Despite slowing inflation, prices still rising faster than wages
Bruske: Government should tax corporate profiteers to pay for extending expiring EI measures
OTTAWA––Improving inflation numbers are a hopeful sign, but there’s still an affordability crisis facing workers and their families, cautioned Bea Bruske, President of the Canadian Labour Congress.
Today’s slightly improved CPI numbers showed prices still rising at 7.6% in July, well ahead of average wage growth. Groceries were up 9.9% – the largest rise since 1981. Prices for basics like bread, eggs, fruit, and coffee and tea were all up sharply.
“Despite inflation finally slowing from the 40-year record increases we have seen this year, workers are seeing their purchasing power going backwards with every paycheque,” said Bruske. “To make matters worse, when expanded access to Employment Insurance expires in just six weeks workers could face trouble qualifying for benefits.”
With EI measures set to expire in September, Bruske said government action is needed to make sure thousands of workers aren’t left behind. For some workers hired during the pandemic, returning to the old Harper-era EI rules could mean they soon don’t qualify at all.
“Unemployed workers will face a 66% jump in hours required to qualify for EI, much tougher restrictions on who can get benefits, and clawbacks of their severance and vacation pay,” explained Bruske. “It’s the wrong time for the government to abandon people losing their jobs.
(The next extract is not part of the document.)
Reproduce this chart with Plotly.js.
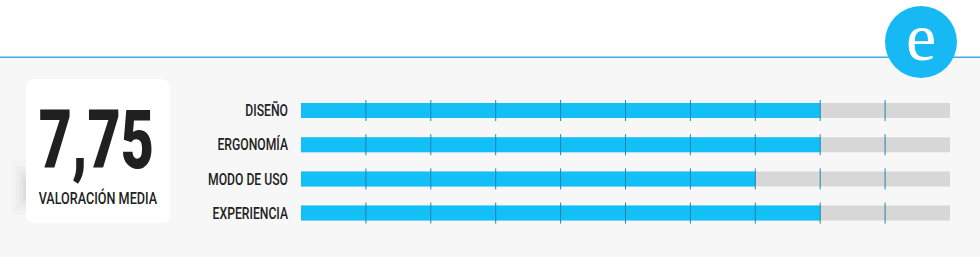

We are urging the government to extend temporary measures until the EI program can be permanently improved, as the government has promised to do.”
Bruske added that it is critical workers are not made to pay for an affordability crisis they did not create, particularly while some companies take advantage of the situation to extract outrageous profits.
“While many workers struggle to afford essentials, we have seen some corporations take advantage of rising inflation and supply chain issues to rack up their prices and rake in record profits. That’s unfair,” concluded Bruske. “Other countries have moved to tax these corporate super profits. It’s time Canada’s government did the same in order to help families struggling the most and extend EI help to those who need it.”